Submit a job script for execution to the scheduler.

Parameters
  • script (str) – The job script submitted for execution.

  • after (str) – Execute the submitted script after a job with this id has completed. (Default value = None)

  • hold (bool) – Whether to hold the job upon submission. (Default value = False)

  • pretend (bool) – If True, do not actually submit the script, but only simulate the submission. Can be used to test whether the submission would be successful. Please note: A successful “pretend” submission is not guaranteed to succeed. (Default value = False)

  • flags (list) – Additional arguments to pass through to the scheduler submission command. (Default value = None)

  • **kwargs – Additional keyword arguments (ignored).

Returns

True if the submission command succeeds (or in pretend mode).

Return type

bool

Raises

SubmitError – If the submission command fails.

Error Classes

Definitions of Exception classes used in this package.

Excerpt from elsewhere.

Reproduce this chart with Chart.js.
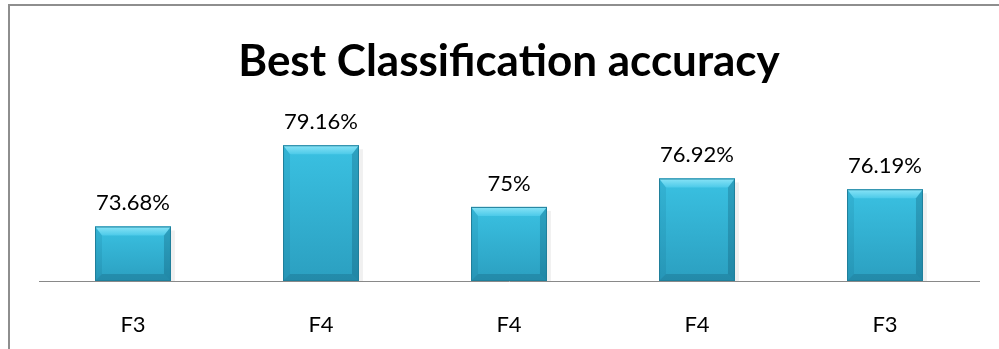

exception flow.errors.ConfigKeyError[source]

Bases: KeyError

Indicates that a config key was not found.

exception flow.errors.DirectivesError[source]

Bases: ValueError

Indicates that a directive was incorrectly set.

exception flow.errors.FlowProjectDefinitionError[source]

Bases: ValueError

Indicates an invalid FlowProject definition.

exception flow.errors.NoSchedulerError[source]

Bases: AttributeError

Indicates that there is no scheduler type defined for an environment class.

exception flow.errors.SubmitError[source]

Bases: RuntimeError

Indicates an error during cluster job submission.

class flow.errors.TemplateError(environment: jinja2.environment.Environment)[source]

Bases: jinja2.ext.Extension

Indicates an error in a jinja2 template.

err(msg, caller)[source]

Raise a template error.

parse(parser)[source]

Call err() when a template raises an Exception.

exception flow.errors.UserConditionError[source]

Bases: RuntimeError

Indicates an error during evaluation of a condition.

exception flow.errors.UserOperationError[source]

Bases: RuntimeError

Indicates an error during execution of a BaseFlowOperation.